**DESCRIPTION OF THE TASK:** Reproduce the listing below in full and without alteration, apart from its pictures.

**DATA LINES:**

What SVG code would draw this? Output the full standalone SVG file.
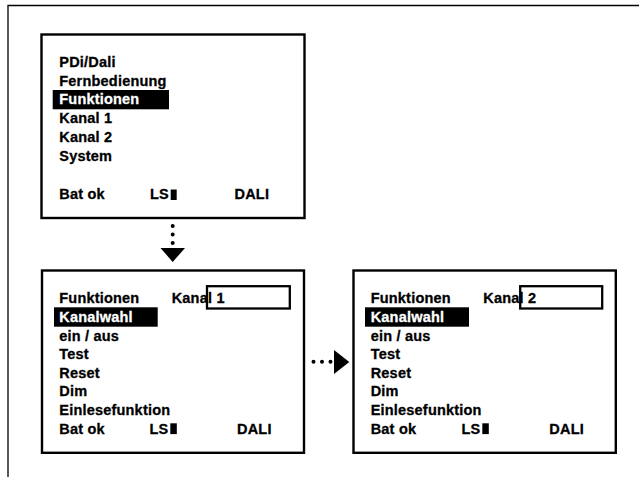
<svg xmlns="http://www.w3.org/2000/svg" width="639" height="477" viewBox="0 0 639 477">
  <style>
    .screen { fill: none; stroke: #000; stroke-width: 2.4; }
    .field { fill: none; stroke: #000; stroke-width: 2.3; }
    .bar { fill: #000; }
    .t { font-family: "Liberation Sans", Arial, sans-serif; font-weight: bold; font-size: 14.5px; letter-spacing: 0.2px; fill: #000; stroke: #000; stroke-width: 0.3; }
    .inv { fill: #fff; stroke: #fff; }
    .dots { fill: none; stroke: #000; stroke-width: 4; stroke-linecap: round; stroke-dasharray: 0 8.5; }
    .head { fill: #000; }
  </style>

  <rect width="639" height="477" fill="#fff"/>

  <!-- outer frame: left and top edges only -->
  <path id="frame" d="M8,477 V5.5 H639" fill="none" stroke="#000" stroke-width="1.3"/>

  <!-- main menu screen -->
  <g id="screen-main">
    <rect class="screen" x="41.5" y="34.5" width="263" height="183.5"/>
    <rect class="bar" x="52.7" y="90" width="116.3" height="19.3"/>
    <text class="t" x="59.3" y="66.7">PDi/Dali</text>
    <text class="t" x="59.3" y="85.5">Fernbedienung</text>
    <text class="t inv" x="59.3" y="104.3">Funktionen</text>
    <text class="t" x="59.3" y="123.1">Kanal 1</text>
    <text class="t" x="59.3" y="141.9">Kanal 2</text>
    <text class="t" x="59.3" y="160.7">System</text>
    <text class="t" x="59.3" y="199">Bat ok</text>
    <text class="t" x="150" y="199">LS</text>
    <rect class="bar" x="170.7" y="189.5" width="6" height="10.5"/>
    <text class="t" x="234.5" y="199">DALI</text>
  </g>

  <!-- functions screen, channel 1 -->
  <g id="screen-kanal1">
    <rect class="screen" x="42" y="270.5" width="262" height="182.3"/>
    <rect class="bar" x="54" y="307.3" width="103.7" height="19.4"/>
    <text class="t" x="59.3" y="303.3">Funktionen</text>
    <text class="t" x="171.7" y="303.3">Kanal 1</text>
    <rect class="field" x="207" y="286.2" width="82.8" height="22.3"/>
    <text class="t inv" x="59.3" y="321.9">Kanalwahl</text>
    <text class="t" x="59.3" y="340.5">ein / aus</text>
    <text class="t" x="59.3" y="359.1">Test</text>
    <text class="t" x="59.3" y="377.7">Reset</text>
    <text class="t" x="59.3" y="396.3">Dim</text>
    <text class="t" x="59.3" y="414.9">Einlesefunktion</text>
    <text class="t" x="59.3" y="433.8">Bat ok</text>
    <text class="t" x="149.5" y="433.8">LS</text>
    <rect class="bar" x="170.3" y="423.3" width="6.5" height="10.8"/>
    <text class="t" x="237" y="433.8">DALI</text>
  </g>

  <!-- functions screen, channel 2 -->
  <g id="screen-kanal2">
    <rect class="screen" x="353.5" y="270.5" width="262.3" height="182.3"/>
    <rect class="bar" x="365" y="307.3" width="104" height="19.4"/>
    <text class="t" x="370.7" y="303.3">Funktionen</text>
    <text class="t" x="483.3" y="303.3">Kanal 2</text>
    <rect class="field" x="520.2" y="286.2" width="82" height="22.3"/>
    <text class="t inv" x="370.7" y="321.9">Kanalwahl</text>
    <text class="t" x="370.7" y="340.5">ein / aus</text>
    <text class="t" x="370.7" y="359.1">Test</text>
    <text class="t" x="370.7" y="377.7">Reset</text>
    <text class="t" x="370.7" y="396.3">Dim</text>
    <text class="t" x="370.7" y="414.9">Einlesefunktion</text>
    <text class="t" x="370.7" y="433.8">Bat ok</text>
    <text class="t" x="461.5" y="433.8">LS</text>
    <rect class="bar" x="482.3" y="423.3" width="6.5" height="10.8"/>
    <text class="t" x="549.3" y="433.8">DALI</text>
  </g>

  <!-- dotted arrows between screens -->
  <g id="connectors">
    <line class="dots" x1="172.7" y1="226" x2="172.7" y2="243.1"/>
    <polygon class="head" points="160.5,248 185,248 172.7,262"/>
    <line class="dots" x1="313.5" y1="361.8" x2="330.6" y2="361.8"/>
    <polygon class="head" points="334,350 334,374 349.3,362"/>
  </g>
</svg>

**COMPLETE RESPONSE:**
What SVG code would draw this? Output the full standalone SVG file.
<svg xmlns="http://www.w3.org/2000/svg" width="639" height="477" viewBox="0 0 639 477">
  <style>
    .screen { fill: none; stroke: #000; stroke-width: 2.4; }
    .field { fill: none; stroke: #000; stroke-width: 2.3; }
    .bar { fill: #000; }
    .t { font-family: "Liberation Sans", Arial, sans-serif; font-weight: bold; font-size: 14.5px; letter-spacing: 0.2px; fill: #000; stroke: #000; stroke-width: 0.3; }
    .inv { fill: #fff; stroke: #fff; }
    .dots { fill: none; stroke: #000; stroke-width: 4; stroke-linecap: round; stroke-dasharray: 0 8.5; }
    .head { fill: #000; }
  </style>

  <rect width="639" height="477" fill="#fff"/>

  <!-- outer frame: left and top edges only -->
  <path id="frame" d="M8,477 V5.5 H639" fill="none" stroke="#000" stroke-width="1.3"/>

  <!-- main menu screen -->
  <g id="screen-main">
    <rect class="screen" x="41.5" y="34.5" width="263" height="183.5"/>
    <rect class="bar" x="52.7" y="90" width="116.3" height="19.3"/>
    <text class="t" x="59.3" y="66.7">PDi/Dali</text>
    <text class="t" x="59.3" y="85.5">Fernbedienung</text>
    <text class="t inv" x="59.3" y="104.3">Funktionen</text>
    <text class="t" x="59.3" y="123.1">Kanal 1</text>
    <text class="t" x="59.3" y="141.9">Kanal 2</text>
    <text class="t" x="59.3" y="160.7">System</text>
    <text class="t" x="59.3" y="199">Bat ok</text>
    <text class="t" x="150" y="199">LS</text>
    <rect class="bar" x="170.7" y="189.5" width="6" height="10.5"/>
    <text class="t" x="234.5" y="199">DALI</text>
  </g>

  <!-- functions screen, channel 1 -->
  <g id="screen-kanal1">
    <rect class="screen" x="42" y="270.5" width="262" height="182.3"/>
    <rect class="bar" x="54" y="307.3" width="103.7" height="19.4"/>
    <text class="t" x="59.3" y="303.3">Funktionen</text>
    <text class="t" x="171.7" y="303.3">Kanal 1</text>
    <rect class="field" x="207" y="286.2" width="82.8" height="22.3"/>
    <text class="t inv" x="59.3" y="321.9">Kanalwahl</text>
    <text class="t" x="59.3" y="340.5">ein / aus</text>
    <text class="t" x="59.3" y="359.1">Test</text>
    <text class="t" x="59.3" y="377.7">Reset</text>
    <text class="t" x="59.3" y="396.3">Dim</text>
    <text class="t" x="59.3" y="414.9">Einlesefunktion</text>
    <text class="t" x="59.3" y="433.8">Bat ok</text>
    <text class="t" x="149.5" y="433.8">LS</text>
    <rect class="bar" x="170.3" y="423.3" width="6.5" height="10.8"/>
    <text class="t" x="237" y="433.8">DALI</text>
  </g>

  <!-- functions screen, channel 2 -->
  <g id="screen-kanal2">
    <rect class="screen" x="353.5" y="270.5" width="262.3" height="182.3"/>
    <rect class="bar" x="365" y="307.3" width="104" height="19.4"/>
    <text class="t" x="370.7" y="303.3">Funktionen</text>
    <text class="t" x="483.3" y="303.3">Kanal 2</text>
    <rect class="field" x="520.2" y="286.2" width="82" height="22.3"/>
    <text class="t inv" x="370.7" y="321.9">Kanalwahl</text>
    <text class="t" x="370.7" y="340.5">ein / aus</text>
    <text class="t" x="370.7" y="359.1">Test</text>
    <text class="t" x="370.7" y="377.7">Reset</text>
    <text class="t" x="370.7" y="396.3">Dim</text>
    <text class="t" x="370.7" y="414.9">Einlesefunktion</text>
    <text class="t" x="370.7" y="433.8">Bat ok</text>
    <text class="t" x="461.5" y="433.8">LS</text>
    <rect class="bar" x="482.3" y="423.3" width="6.5" height="10.8"/>
    <text class="t" x="549.3" y="433.8">DALI</text>
  </g>

  <!-- dotted arrows between screens -->
  <g id="connectors">
    <line class="dots" x1="172.7" y1="226" x2="172.7" y2="243.1"/>
    <polygon class="head" points="160.5,248 185,248 172.7,262"/>
    <line class="dots" x1="313.5" y1="361.8" x2="330.6" y2="361.8"/>
    <polygon class="head" points="334,350 334,374 349.3,362"/>
  </g>
</svg>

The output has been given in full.